Narayan Govind (NG) Chitre, the Coronation Cinematograph manager, PR Tipnis, and Ramchandra Gopal (RG) Torne all came together to put up a shooting script of the play and the ‘film’ was directed by Torne. Different publications have different views on the director of Pundalik. Sometimes Torne has been credited, sometimes it is Tipnis, and many a time all three names are attached to the film. The Encyclopaedia of Indian Cinema also suggests that Torne may have been marginally involved in the film.

After Pundalik was filmed, the negatives were sent to London for processing. The now-lost film was said to be 22 minutes long. Eventually, Torne set up his own studio, Saraswati Cinetone, producing films like Raja Gopichand and Aut Ghatkecha Raja.

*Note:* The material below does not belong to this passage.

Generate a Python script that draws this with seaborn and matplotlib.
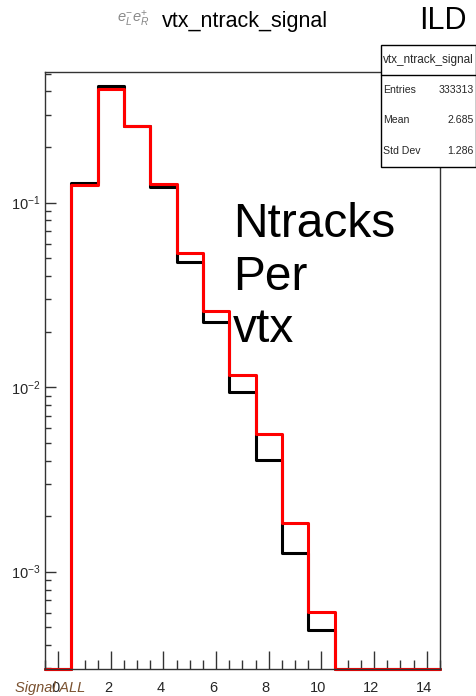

Film historian Firoze Rangoonwalla defended the film, writing: 'It is obvious that Pundalik being based on a story, specially enacted for the camera by actors made up for their roles and taking up a half of the bill of fare, was a feature film in every sense and has, therefore, to be acknowledged as India’s first picture, preceding DG Phalke’s Raja Harishchandra exactly by a year. It also means that Indians saw their own first feature film earlier than the Americans, who, according to the noted film historian Arthur Knight, saw the France-made Queen Elizabeth as their feature film only on July 12, 1912. The only limitation of Pundalik was that it was shot by an English cameraman and was clubbed together with a foreign story film, whereas Phalke’s effort was completely indigenous.'

On the other side of the argument, according to the late PK Nair, founder of the National Film Archives of India (NFAI), the reason why Pundalik does not qualify as a feature film is because it was only a photographic recording. Filmmaker Hiralal Sen also did the same as Chitre, Tipnis and Torne earlier and his productions were not considered as films. Therefore, Phalke’s Raja Harishchandra (1913) is widely regarded as India’s first feature film.